Buddhas call exiled Afghan sculptor home

? Watching his country’s turmoil from exile for two decades, Afghan sculptor Amanulah Haiderzad always worried about two soaring statues of Buddha hewn into this barren valley’s towering sandstone cliffs.

The ancient monuments escaped damage throughout the 10-year Soviet invasion and Afghanistan’s civil war in the 1990s. But they were demolished last year by the former Taliban regime, which said the Buddhas violated Islamic bans on human images and idolatry.

Now Haiderzad is back in Afghanistan for the first time in 23 years, returning at the request of the interim government to organize reconstruction of the statues.

“I had this dream to come back and visit, but not like this,” the 62-year-old sculptor said on a plateau overlooking the site where the majestic statues once stood.

Carved into a mountainside above the central city of Bamiyan in the third and fifth centuries, the Buddhas were considered cultural treasures.
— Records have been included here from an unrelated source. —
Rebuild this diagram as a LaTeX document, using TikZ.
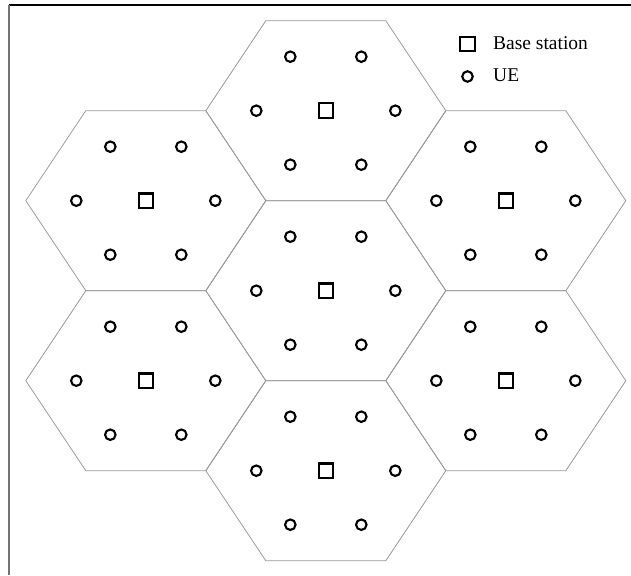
\documentclass[tikz,border=0pt]{standalone}
\usepackage{fontspec}
\setmainfont{Liberation Serif}
\tikzset{
  cell/.style={draw=black!40, line width=0.8pt},
  bs/.style={draw, rectangle, line width=2.1pt, minimum size=14.5pt, inner sep=0pt},
  ue/.style={draw, circle, line width=2.1pt, minimum size=10.5pt, inner sep=0pt},
  legtext/.style={anchor=base west, inner sep=0pt, font=\fontsize{19.5}{22}\selectfont},
}

\begin{document}
\begin{tikzpicture}[x=1pt, y=-1pt]
    \useasboundingbox (0,0) rectangle (631,575);
    % frame
    \coordinate (ftl) at (9,5);
    \coordinate (ftr) at (631,5);
    \coordinate (fbl) at (9,575);
    \draw[line width=1.3pt] (ftl) -- (ftr);
    \draw[black!55, line width=1.6pt] (ftl) -- (fbl);
    % cells
    \foreach \n/\cx/\cy in {c/325.8/290.7, n/325.8/110.7, s/325.8/470.7,
                            nw/145.8/200.7, ne/505.8/200.7,
                            sw/145.8/380.7, se/505.8/380.7}{
      \begin{scope}[shift={(\cx,\cy)}]
        \draw[cell] (-120,0) -- (-60,-90) -- (60,-90) -- (120,0) -- (60,90) -- (-60,90) -- cycle;
        \node[bs] (bs-\n) at (0,0) {};
        \foreach \i/\ux/\uy in {1/35.5/-54, 2/-35.5/-54, 3/-69.5/0,
                                4/-35.5/54, 5/35.5/54, 6/69.5/0}{
          \node[ue] (ue-\n-\i) at (\ux,\uy) {};
        }
      \end{scope}
    }
    % legend
    \node[bs] (legbs) at (467.5,44) {};
    \node[ue] (legue) at (467.5,76.5) {};
    \node[legtext] (legbstext) at (493,49.5) {Base station};
    \node[legtext] (leguetext) at (493,82) {UE};
  \end{tikzpicture}
\end{document}
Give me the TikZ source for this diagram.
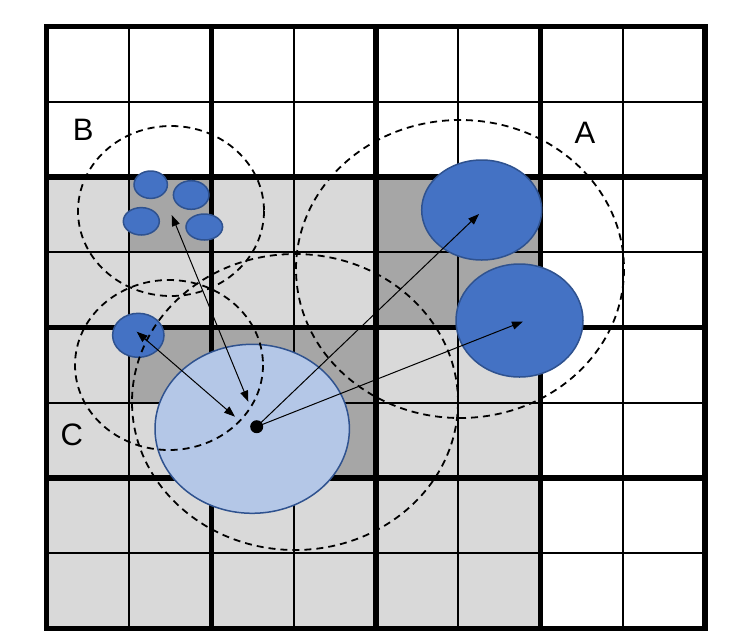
\documentclass[tikz,border=0pt]{standalone}
\usepackage{fontspec}
\setmainfont{Liberation Sans}
\usetikzlibrary{arrows.meta}
\definecolor{lgray}{HTML}{D9D9D9}
\definecolor{dgray}{HTML}{A6A6A6}
\definecolor{bluefill}{HTML}{4472C4}
\definecolor{blueline}{HTML}{2F528F}
\definecolor{lightblue}{HTML}{B4C7E7}
\begin{document}
\begin{tikzpicture}[x=1pt,y=-1pt,
  thingrid/.style={line width=1.8pt,black},
  thickgrid/.style={line width=5.5pt,black},
  blueobj/.style={fill=bluefill,draw=blueline,line width=1.5pt},
  queryobj/.style={fill=lightblue,draw=blueline,line width=1.5pt},
  rangecirc/.style={draw=black,line width=1.8pt,dash pattern=on 7pt off 5pt},
  arr/.style={line width=1pt,-{Triangle[length=11pt,width=8pt]}},
  darr/.style={line width=1pt,{Triangle[length=11pt,width=8pt]}-{Triangle[length=11pt,width=8pt]}},
  lbl/.style={font=\fontsize{31}{36}\selectfont,inner sep=0pt}]
\useasboundingbox (0,0) rectangle (738,635);
\fill[white] (0,0) rectangle (738,635);
% cells
\begin{scope}[shift={(46.7,26.7)},x=82.3pt,y=-75.2pt]
  \fill[lgray] (0,2) rectangle (6,8);
  \fill[dgray] (1,2) rectangle (2,3);
  \fill[dgray] (4,2) rectangle (6,4);
  \fill[dgray] (1,4) rectangle (4,5);
  \fill[dgray] (2,5) rectangle (4,6);
  \foreach \i in {1,3,5,7} {
    \draw[thingrid] (\i,0) -- (\i,8);
    \draw[thingrid] (0,\i) -- (8,\i);
  }
  \foreach \i in {2,4,6} {
    \draw[thickgrid] (\i,0) -- (\i,8);
    \draw[thickgrid] (0,\i) -- (8,\i);
  }
  \draw[thickgrid,line join=miter] (0,0) rectangle (8,8);
\end{scope}
% objects
\filldraw[blueobj] (481.7,210) ellipse [x radius=60,y radius=50];
\filldraw[blueobj] (519.5,320.5) ellipse [x radius=63.5,y radius=56.5];
\filldraw[blueobj] (150.7,184.7) ellipse [x radius=16.7,y radius=13.7];
\filldraw[blueobj] (191.2,195) ellipse [x radius=17.8,y radius=14.3];
\filldraw[blueobj] (141.3,221.3) ellipse [x radius=18,y radius=13.7];
\filldraw[blueobj] (204.3,227) ellipse [x radius=18.3,y radius=13];
\filldraw[blueobj] (138.3,335.3) ellipse [x radius=25.7,y radius=22];
\filldraw[queryobj] (252.2,428.8) ellipse [x radius=97.2,y radius=84.5];
% range circles
\draw[rangecirc] (171,211) ellipse [x radius=93,y radius=85];
\draw[rangecirc] (169,365) ellipse [x radius=94,y radius=85];
\draw[rangecirc] (460,269) ellipse [x radius=164,y radius=149];
\draw[rangecirc] (295,402) ellipse [x radius=163,y radius=148];
% named points
\node[circle,fill=black,inner sep=0pt,minimum size=13pt] (o) at (256.7,426.7) {};
\coordinate (a1) at (479,214);
\coordinate (a2) at (523,321.5);
\coordinate (bc) at (171.7,215);
\coordinate (bq) at (248.3,401.7);
\coordinate (cc) at (136.7,331.7);
\coordinate (cq) at (235,416.7);
% arrows
\draw[arr] (o.center) -- (a1);
\draw[arr] (o.center) -- (a2);
\draw[darr] (bq) -- (bc);
\draw[darr] (cq) -- (cc);
% labels
\node[lbl] (lb) at (83.3,130) {B};
\node[lbl] (la) at (585,133.3) {A};
\node[lbl] (lc) at (71.7,435) {C};
\end{tikzpicture}
\end{document}
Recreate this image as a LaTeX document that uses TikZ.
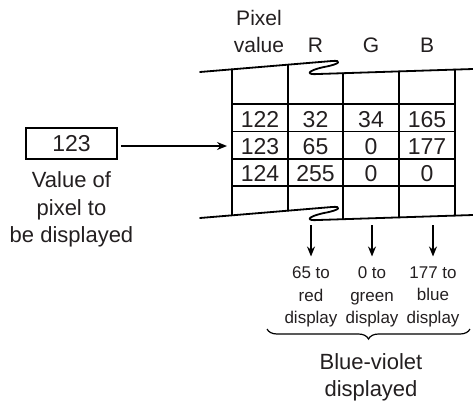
\documentclass[tikz,border=0pt]{standalone}
\usepackage{fontspec}
\setmainfont{Liberation Sans}
\usetikzlibrary{arrows.meta,decorations.pathreplacing}
\definecolor{ink}{HTML}{231F20}
\tikzset{
  tab/.style={line width=1.8pt,line cap=round,line join=round},
  arr/.style={line width=1.6pt,-{Stealth[length=10pt,width=8pt]}},
  hdr/.style={anchor=base,inner sep=0pt,text=ink,font=\fontsize{21}{25}\selectfont},
  num/.style={anchor=base,inner sep=0pt,text=ink,font=\fontsize{23}{27}\selectfont},
  big/.style={anchor=north,inner sep=0pt,align=center,text=ink,font=\fontsize{22}{27.5}\selectfont},
  small/.style={anchor=north,inner sep=0pt,align=center,text=ink,font=\fontsize{17}{22.5}\selectfont},
}
\begin{document}
\begin{tikzpicture}[x=1pt,y=-1pt]
\useasboundingbox (0,0) rectangle (473,402);
% headers
\node[hdr] (pix) at (259,25) {Pixel};
\node[hdr] (val) at (259,52) {value};
\node[hdr] (hR) at (315.5,52) {R};
\node[hdr] (hG) at (371,52) {G};
\node[hdr] (hB) at (427,52) {B};
% break lines
\draw[tab] (200,72) -- (332,61) .. controls (342,60) and (341,64) .. (324,67)
  .. controls (306,71) and (306,75) .. (318,74) -- (473,69);
\draw[tab] (200,218) -- (332,207) .. controls (342,206) and (341,210) .. (324,213)
  .. controls (306,217) and (306,221) .. (318,220) -- (473,215);
% columns
\draw[tab] (232,69.3) -- (232,215.3);
\draw[tab] (288,64.7) -- (288,210.7);
\draw[tab] (343,73.2) -- (343,219.2);
\draw[tab] (399,71.4) -- (399,217.4);
\draw[tab] (455,69.6) -- (455,215.6);
% rows
\foreach \yy in {104,131.5,159,186} \draw[tab] (232,\yy) -- (455,\yy);
% cells
\node[num] (c11) at (260,127) {122};
\node[num] (c12) at (315.5,127) {32};
\node[num] (c13) at (371,127) {34};
\node[num] (c14) at (427,127) {165};
\node[num] (c21) at (260,154) {123};
\node[num] (c22) at (315.5,154) {65};
\node[num] (c23) at (371,154) {0};
\node[num] (c24) at (427,154) {177};
\node[num] (c31) at (260,181) {124};
\node[num] (c32) at (315.5,181) {255};
\node[num] (c33) at (371,181) {0};
\node[num] (c34) at (427,181) {0};
% left box
\node[draw,line width=1.8pt,minimum width=91pt,minimum height=31pt,inner sep=0pt,
      text=ink,font=\fontsize{23}{27}\selectfont] (box) at (71.5,143.5) {123};
\coordinate (tin) at (227,146);
\draw[arr] ([xshift=3pt]box.east |- tin) -- (tin);
\node[big] (lbl) at (71.5,171.5) {Value of\\pixel to\\be displayed};
% bottom arrows and texts
\node[small] (o1) at (311,266.5) {65 to\\red\\display};
\node[small] (o2) at (372,266.5) {0 to\\green\\display};
\node[small] (o3) at (433,266.5) {177 to\\blue\\display};
\coordinate (s1) at (311,225);
\coordinate (s2) at (372,225);
\coordinate (s3) at (433,225);
\draw[arr,shorten >=10pt] (s1) -- (o1.north);
\draw[arr,shorten >=10pt] (s2) -- (o2.north);
\draw[arr,shorten >=10pt] (s3) -- (o3.north);
% brace
\coordinate (bl) at (267,329);
\coordinate (br) at (470,329);
\draw[line width=1.2pt,decorate,decoration={brace,mirror,amplitude=10pt}] (bl) -- (br);
\node[big] (res) at (371,353) {Blue-violet\\displayed};
\end{tikzpicture}
\end{document}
The larger of the two, at 175 feet high, is thought to have been the world’s tallest standing Buddha. The smaller statue was 115 feet tall.

Taliban leader Mullah Mohammed Omar’s decision to destroy the statues was met with international outrage, but the protests fell on deaf ears. After trying for weeks to obliterate them with anti-aircraft guns and rockets, Taliban troops finally blew up the relics in March 2001, placing explosives into holes bored into the rock.

“It was a very sad day for me,” said Haiderzad, who saw the images on television from his home in New York City. “They didn’t understand that these statues don’t belong to the Taliban. They belong to Afghanistan, to human history.”

The Buddhas’ destruction was only one element of the Taliban assault on Afghan culture.

The Taliban banned music, television, movies and theater, and spent three days smashing statues in the Kabul Museum. A small version of the Bamiyan Buddhas sculpted by Haiderzad, now on display in Kabul’s Intercontinental Hotel, also was defaced by the Taliban.

Haiderzad said he visited the Bamiyan statues as a boy, and they inspired him to become a sculptor.

He studied sculpture in Italy for six years, and then established a fine arts department at Kabul University. But when the Soviets invaded in 1979, Haiderzad fled to the United States.

Haiderzad estimates it will take four to five years to rebuild the larger statue, and just beginning the project is a huge undertaking.

Interim Prime Minister Hamid Karzai’s administration has no money for the project, and is now looking for “anyone, anywhere” to help out, Haiderzad said.

Karzai, who on Tuesday visited Bamiyan, said his government has been in contact with UNESCO, the U.N. agency responsible for safeguarding the world’s cultural heritage.